唯一ミュージカル(通称「セラミュー」)の楽曲からセレクトされたのが「ラ・ソウルジャー(La Soldier)」だ。Tommy heavenly6によるカバーは、雷鳴がとどろく物々しいイントロから始まるヘヴィメタル調。そして「愛の戦士」では後藤まりことアヴちゃん(女王蜂)が奇跡のコラボレーションを果たし、熱いユニゾンで闘志を叫んだ。ともに劇中歌としてアニメで用いられたこの2曲は、ラブソングながら歪んだギターが戦闘シーンの緊張感を漂わせている。
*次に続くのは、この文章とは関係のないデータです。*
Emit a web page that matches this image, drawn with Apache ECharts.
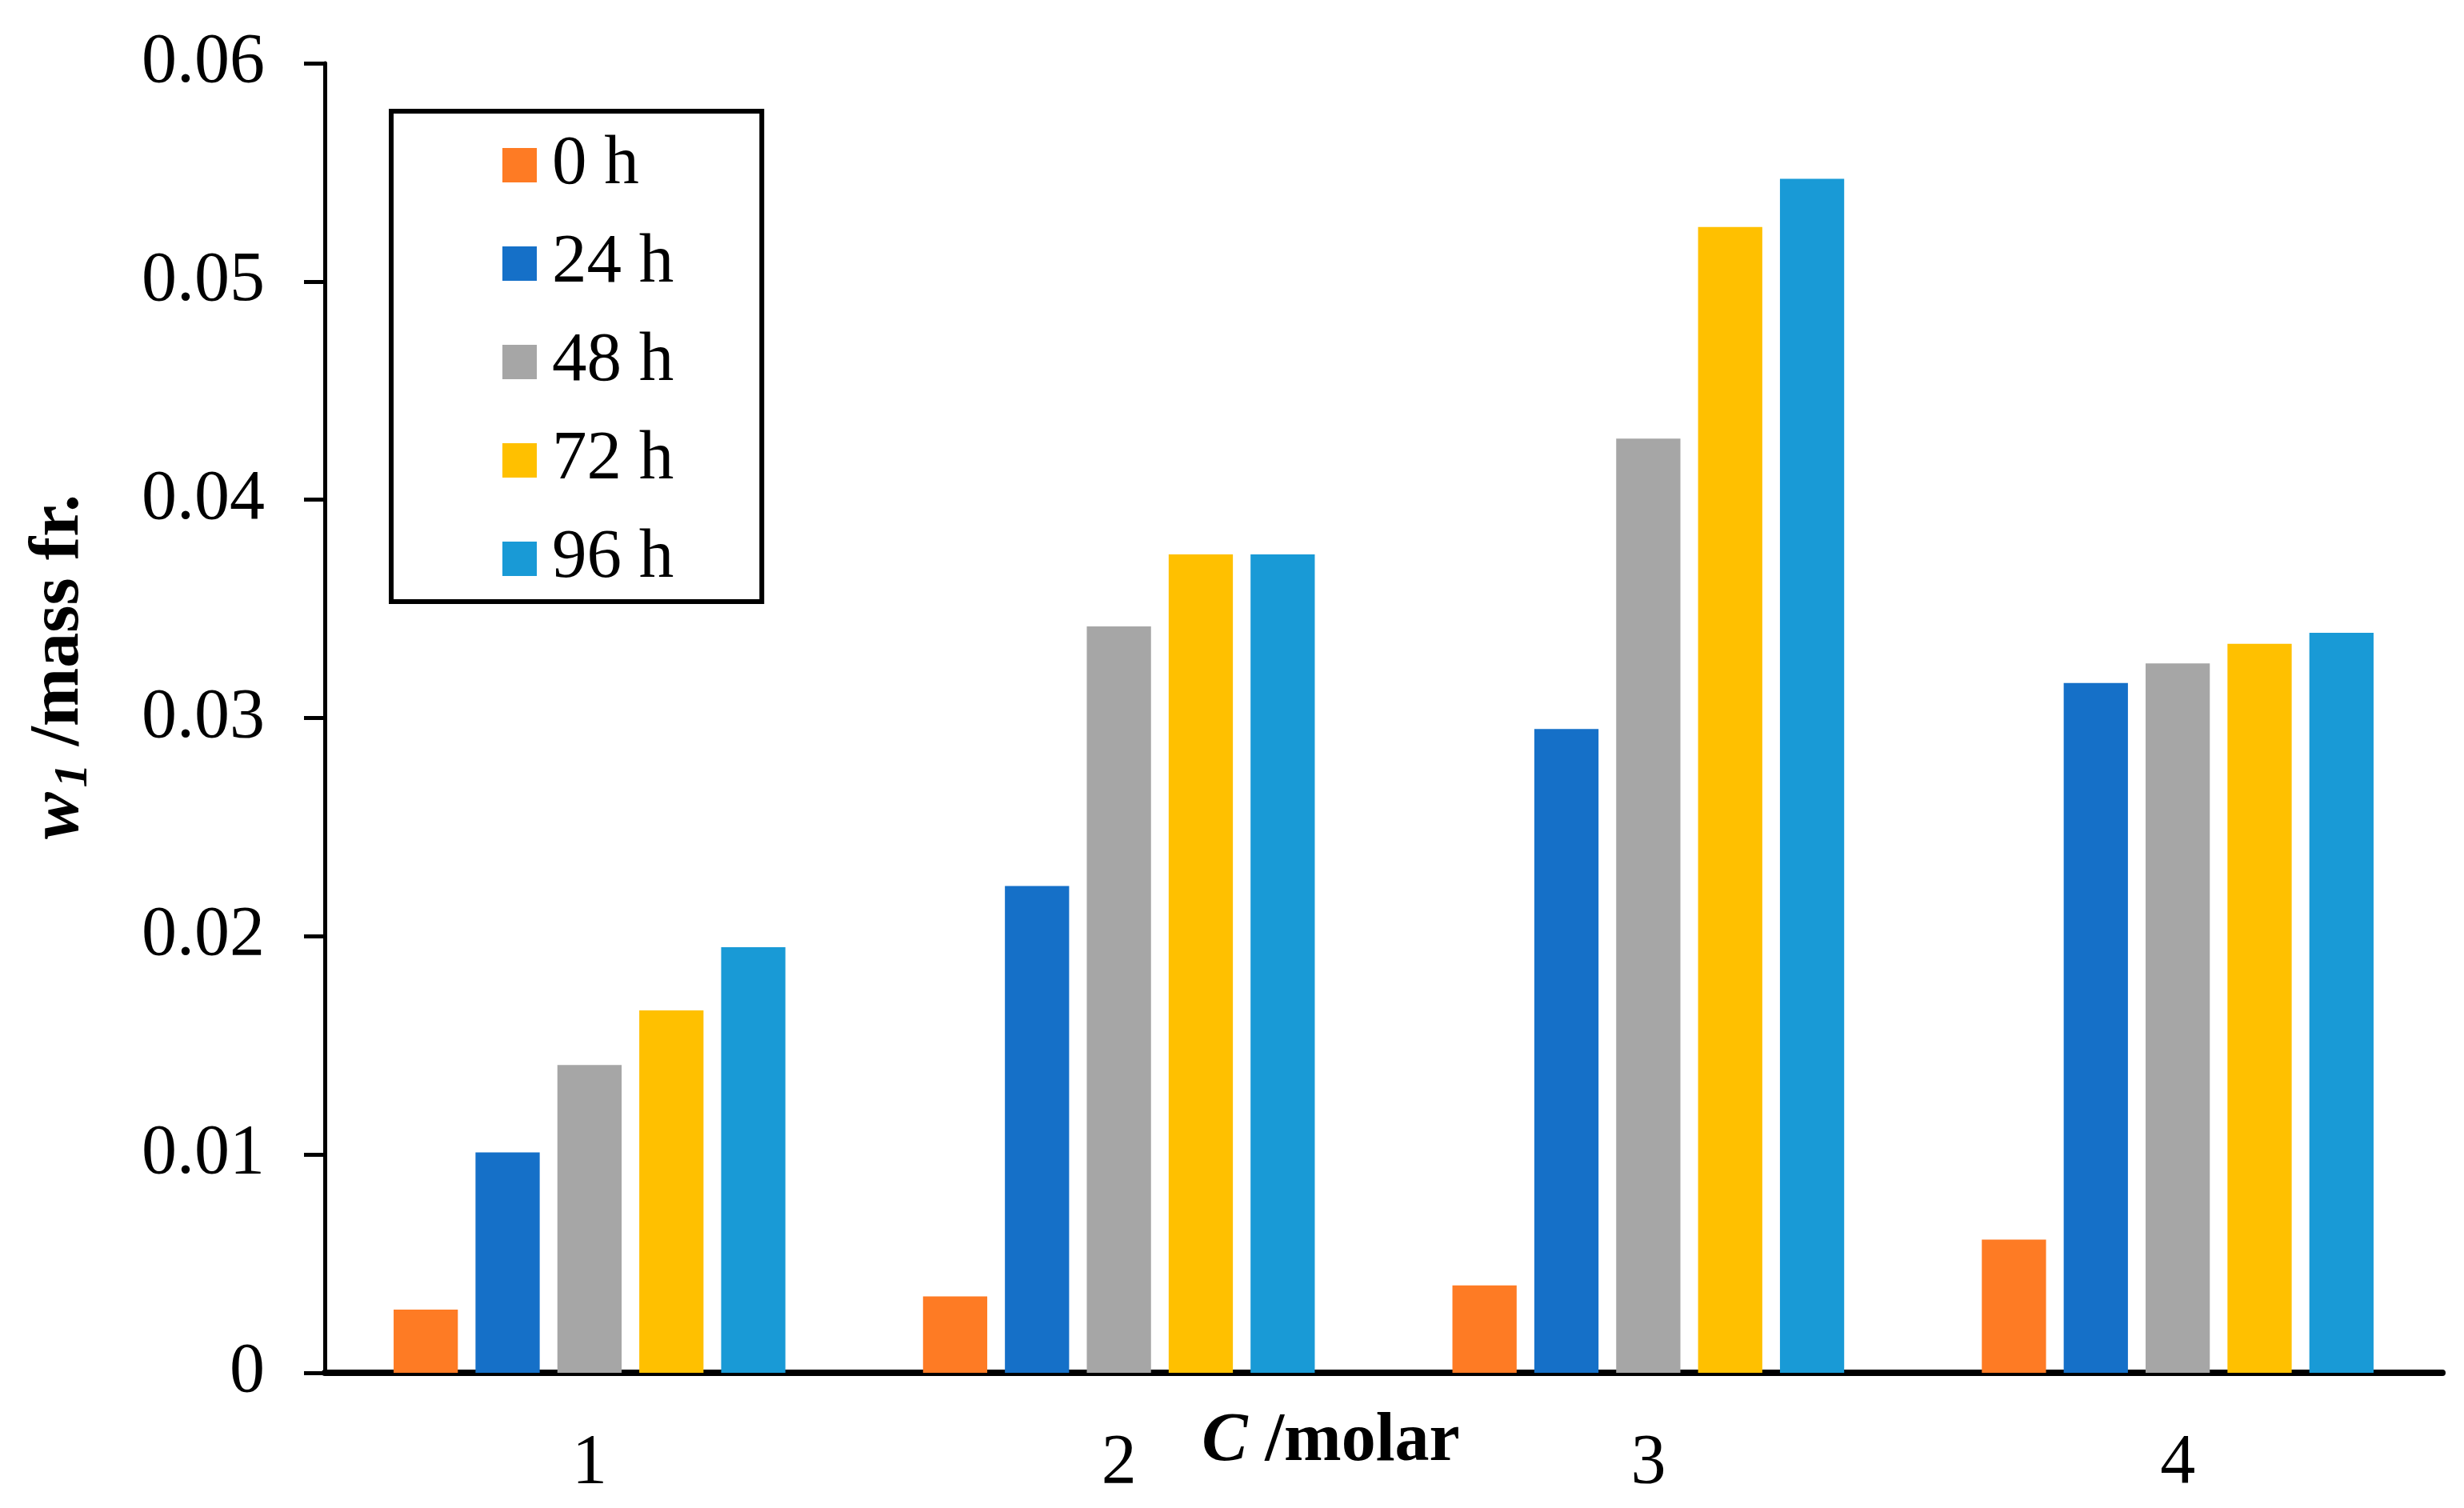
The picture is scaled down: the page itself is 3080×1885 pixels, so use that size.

「タキシード・ミラージュ」ではももクロが再び登場。原曲は三石琴乃をはじめとするセーラー戦士役の声優5人から成るユニット「Peach Hips」が歌唱しており、三石はセーラーチームの絆を「物語同様、頼りない私をセーラー戦士の4人が歌声で支えてくれました」と振り返っている。「"らしく"いきましょ」は、等身大の女の子を綴った武内直子の歌詞を、桃井はるこがハツラツと表現。彼女の楽曲を多く手がけてきた齋藤真也が、原曲を活かしつつ極上のダンスチューンに昇華してみせた。

そして終盤を飾るのは最終シリーズ「セーラースターズ」のテーマたち。オープニング曲「セーラースターソング」は、 "アニソンの女王"として知られる堀江美都子が担当した。彼女は同シリーズにてセーラー戦士たちを脅かす破壊の戦士・セーラーギャラクシア役を演じており、時を超えた邂逅に胸が躍る。エンディング曲「風も空もきっと…」では、川本真琴が倍音成分の多い歌声で切ない別れを表現。観月ありさによる原曲よりもテンポを下げ、よりしっとりとアレンジされた。

ラストにはフランス人歌手クレモンティーヌが「ムーンライト伝説」を、ピアノとアコースティックギターに乗せて歌い上げるボーナストラックも収録。三石琴乃は「お洒落な『ムーンライト伝説』に拍手しながらノックアウトされました」と、その仕上がりに太鼓判を押している。

参加アーティストたちの熱量は相当のもので、レコーディングの際には歌い方やアレンジについて、ディレクターへ数多くのアイデアが提案されたという。中川翔子は「セーラームーン」との出会いを「人生のビッグバンでした」と語り、アヴちゃん(女王蜂)は「どんな文章を連ねようとも、参加への喜びを書き切ることはできない!」と、愛用のルナPボール型バッグを持ちアーティスト写真を撮り下ろした。三石琴乃も今作を聴いて「アーティストさんの作品に寄せる愛の応酬にクラクラ」したと語ったが、このアルバムには「セーラームーン」に魅せられ、そのパワーを享受して輝く"女の子"たちのエネルギーが、ぎっしりと充満している。世知辛いこの世を逞しく生き抜く女性たちにとって、まさしく"戦士の休息"といえる1枚となってくれることだろう。